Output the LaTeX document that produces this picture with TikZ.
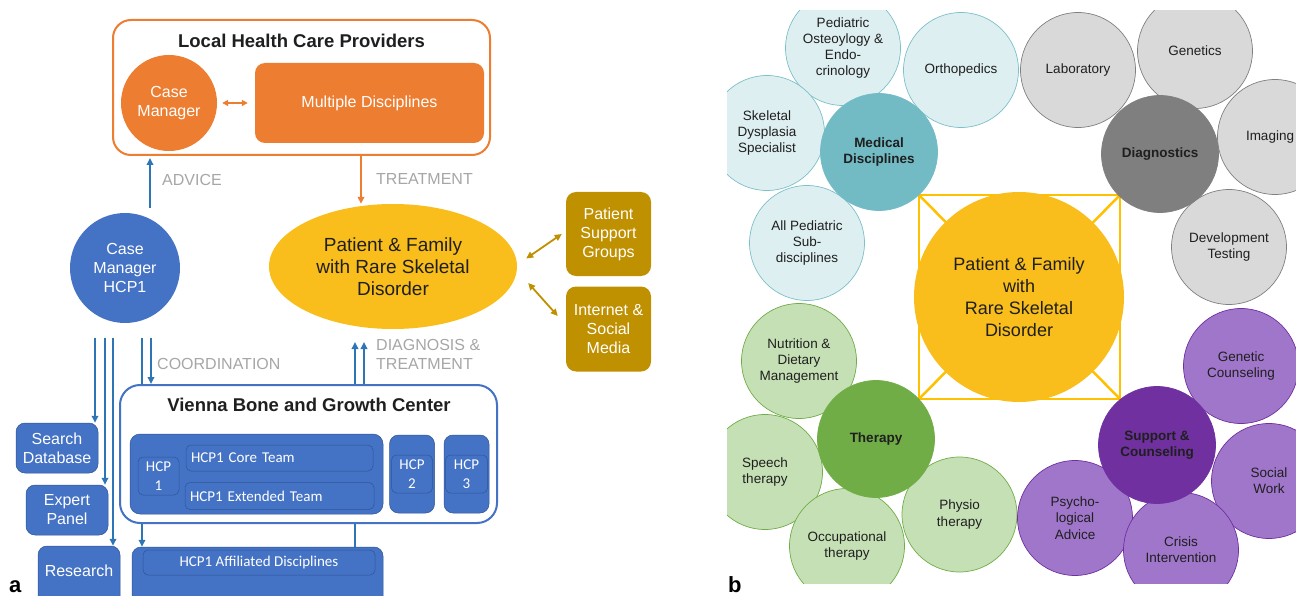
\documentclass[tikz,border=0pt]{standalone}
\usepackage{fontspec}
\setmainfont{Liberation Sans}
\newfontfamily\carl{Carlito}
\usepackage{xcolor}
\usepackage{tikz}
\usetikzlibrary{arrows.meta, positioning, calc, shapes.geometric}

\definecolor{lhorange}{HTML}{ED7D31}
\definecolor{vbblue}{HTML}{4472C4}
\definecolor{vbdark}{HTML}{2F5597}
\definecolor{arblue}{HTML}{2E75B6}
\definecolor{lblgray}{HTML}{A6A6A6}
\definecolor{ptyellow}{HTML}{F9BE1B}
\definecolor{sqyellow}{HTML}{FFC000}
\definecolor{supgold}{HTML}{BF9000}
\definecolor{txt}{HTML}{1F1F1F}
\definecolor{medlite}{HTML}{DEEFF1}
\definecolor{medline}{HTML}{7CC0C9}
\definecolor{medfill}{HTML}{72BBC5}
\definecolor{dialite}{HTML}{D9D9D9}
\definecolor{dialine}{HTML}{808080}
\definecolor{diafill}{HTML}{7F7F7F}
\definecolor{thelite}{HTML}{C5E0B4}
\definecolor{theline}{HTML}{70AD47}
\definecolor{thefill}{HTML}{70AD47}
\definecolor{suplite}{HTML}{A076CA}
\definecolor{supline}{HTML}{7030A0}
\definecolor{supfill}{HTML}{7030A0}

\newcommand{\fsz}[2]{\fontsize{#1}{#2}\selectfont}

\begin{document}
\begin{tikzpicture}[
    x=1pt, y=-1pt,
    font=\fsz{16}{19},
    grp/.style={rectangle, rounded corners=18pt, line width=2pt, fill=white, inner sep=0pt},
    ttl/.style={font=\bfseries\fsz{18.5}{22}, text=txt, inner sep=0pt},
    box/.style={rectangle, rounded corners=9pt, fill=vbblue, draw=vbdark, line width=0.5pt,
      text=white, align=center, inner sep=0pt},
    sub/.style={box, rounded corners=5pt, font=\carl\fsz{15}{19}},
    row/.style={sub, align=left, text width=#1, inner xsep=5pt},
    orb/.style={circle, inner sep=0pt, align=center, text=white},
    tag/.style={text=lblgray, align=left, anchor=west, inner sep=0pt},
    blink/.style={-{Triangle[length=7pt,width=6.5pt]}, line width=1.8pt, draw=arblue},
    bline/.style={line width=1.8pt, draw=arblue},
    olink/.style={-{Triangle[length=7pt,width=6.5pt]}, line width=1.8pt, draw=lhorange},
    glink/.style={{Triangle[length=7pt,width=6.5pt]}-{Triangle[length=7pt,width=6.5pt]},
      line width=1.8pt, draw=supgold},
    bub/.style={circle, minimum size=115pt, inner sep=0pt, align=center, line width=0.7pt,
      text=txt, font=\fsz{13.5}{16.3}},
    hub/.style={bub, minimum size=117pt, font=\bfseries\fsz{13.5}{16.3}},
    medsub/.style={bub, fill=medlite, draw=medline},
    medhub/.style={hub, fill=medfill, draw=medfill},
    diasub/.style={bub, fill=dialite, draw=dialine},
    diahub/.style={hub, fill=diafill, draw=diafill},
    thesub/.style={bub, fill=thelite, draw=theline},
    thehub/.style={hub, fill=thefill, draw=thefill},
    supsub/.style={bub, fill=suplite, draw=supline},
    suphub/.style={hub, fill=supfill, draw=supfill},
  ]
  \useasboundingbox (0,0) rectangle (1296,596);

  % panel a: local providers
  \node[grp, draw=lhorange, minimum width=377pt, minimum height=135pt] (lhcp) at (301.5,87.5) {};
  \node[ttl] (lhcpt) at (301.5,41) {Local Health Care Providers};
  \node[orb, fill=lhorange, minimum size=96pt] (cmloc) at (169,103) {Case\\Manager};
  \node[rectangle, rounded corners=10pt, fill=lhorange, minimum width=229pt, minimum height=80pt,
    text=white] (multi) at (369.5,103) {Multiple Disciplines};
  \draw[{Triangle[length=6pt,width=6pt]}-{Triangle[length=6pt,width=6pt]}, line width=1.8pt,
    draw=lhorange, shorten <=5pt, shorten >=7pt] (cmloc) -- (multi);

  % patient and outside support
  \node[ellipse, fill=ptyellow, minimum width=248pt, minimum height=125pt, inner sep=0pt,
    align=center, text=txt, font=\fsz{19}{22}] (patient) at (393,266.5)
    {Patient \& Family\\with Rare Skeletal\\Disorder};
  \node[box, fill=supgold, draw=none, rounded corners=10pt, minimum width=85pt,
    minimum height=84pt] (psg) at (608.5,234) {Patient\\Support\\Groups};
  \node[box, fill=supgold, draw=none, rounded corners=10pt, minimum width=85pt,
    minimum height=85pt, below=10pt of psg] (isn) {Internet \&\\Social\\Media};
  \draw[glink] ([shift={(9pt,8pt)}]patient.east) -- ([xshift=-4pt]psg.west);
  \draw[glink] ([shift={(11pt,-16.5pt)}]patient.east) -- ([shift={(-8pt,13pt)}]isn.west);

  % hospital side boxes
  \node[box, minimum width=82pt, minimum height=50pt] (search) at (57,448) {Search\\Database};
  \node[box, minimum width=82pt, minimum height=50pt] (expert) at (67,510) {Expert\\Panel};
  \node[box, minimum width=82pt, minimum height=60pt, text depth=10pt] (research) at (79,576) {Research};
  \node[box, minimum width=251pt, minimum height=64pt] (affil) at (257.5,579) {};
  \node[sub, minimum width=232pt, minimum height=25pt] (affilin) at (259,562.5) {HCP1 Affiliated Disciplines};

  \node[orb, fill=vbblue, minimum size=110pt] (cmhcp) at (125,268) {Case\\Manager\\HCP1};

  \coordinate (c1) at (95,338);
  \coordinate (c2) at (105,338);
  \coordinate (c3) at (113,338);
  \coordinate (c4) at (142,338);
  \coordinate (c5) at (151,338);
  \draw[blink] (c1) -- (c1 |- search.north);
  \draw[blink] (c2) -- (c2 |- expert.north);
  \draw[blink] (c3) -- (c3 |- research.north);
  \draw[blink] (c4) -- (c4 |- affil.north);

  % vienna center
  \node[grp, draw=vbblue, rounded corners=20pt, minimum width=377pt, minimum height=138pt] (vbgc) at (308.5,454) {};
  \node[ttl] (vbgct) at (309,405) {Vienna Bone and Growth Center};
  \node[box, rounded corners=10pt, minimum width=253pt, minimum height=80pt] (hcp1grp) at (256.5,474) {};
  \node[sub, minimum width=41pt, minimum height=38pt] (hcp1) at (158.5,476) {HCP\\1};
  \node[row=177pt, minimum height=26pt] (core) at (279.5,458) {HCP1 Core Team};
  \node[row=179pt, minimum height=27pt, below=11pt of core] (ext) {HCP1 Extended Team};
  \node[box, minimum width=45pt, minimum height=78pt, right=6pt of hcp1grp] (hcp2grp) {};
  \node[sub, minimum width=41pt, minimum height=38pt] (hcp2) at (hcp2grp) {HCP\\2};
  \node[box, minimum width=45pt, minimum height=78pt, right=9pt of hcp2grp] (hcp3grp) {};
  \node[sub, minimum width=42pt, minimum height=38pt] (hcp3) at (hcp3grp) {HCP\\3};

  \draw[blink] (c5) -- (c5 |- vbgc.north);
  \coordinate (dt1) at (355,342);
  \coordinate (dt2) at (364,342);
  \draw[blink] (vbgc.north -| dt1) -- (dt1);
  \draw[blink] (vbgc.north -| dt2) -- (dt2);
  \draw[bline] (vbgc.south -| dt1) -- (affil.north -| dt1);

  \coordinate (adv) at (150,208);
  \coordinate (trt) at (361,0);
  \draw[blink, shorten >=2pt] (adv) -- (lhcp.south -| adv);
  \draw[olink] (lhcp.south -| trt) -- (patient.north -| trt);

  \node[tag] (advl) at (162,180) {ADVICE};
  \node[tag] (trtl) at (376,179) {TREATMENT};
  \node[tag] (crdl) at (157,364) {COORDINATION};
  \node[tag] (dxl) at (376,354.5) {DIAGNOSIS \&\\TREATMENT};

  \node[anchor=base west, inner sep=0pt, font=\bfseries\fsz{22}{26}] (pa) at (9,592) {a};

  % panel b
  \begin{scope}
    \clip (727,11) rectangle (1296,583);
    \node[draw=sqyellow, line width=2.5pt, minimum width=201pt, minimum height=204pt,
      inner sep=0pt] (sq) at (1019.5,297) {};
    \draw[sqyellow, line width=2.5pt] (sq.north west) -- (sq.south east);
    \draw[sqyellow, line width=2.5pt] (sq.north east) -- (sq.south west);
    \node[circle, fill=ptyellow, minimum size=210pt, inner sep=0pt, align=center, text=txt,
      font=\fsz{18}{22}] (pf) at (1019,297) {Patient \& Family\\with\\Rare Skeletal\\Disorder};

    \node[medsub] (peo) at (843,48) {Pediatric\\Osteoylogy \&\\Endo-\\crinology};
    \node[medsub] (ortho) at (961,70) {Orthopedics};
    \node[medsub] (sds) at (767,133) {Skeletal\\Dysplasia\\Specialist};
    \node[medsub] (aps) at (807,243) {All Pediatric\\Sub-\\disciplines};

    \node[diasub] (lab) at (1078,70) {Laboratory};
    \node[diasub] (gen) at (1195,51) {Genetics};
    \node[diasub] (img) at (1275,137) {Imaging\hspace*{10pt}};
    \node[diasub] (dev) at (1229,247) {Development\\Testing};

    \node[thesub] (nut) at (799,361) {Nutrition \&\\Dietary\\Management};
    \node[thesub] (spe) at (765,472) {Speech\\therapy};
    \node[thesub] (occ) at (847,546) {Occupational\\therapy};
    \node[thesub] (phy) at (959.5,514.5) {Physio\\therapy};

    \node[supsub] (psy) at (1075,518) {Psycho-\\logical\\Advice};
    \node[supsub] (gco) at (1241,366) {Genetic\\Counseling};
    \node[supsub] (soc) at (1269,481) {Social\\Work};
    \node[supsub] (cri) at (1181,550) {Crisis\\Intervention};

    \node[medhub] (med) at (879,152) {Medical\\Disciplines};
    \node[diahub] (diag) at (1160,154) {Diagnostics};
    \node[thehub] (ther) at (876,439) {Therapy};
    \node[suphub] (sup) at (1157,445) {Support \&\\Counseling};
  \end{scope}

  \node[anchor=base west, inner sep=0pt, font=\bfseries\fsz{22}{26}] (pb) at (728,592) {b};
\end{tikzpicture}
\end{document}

------------------------------------------------------------------------

Of all the lines in the data above, state how many include "with". Say only the number.

▶ [RESULT OF THIS EXERCISE]:
3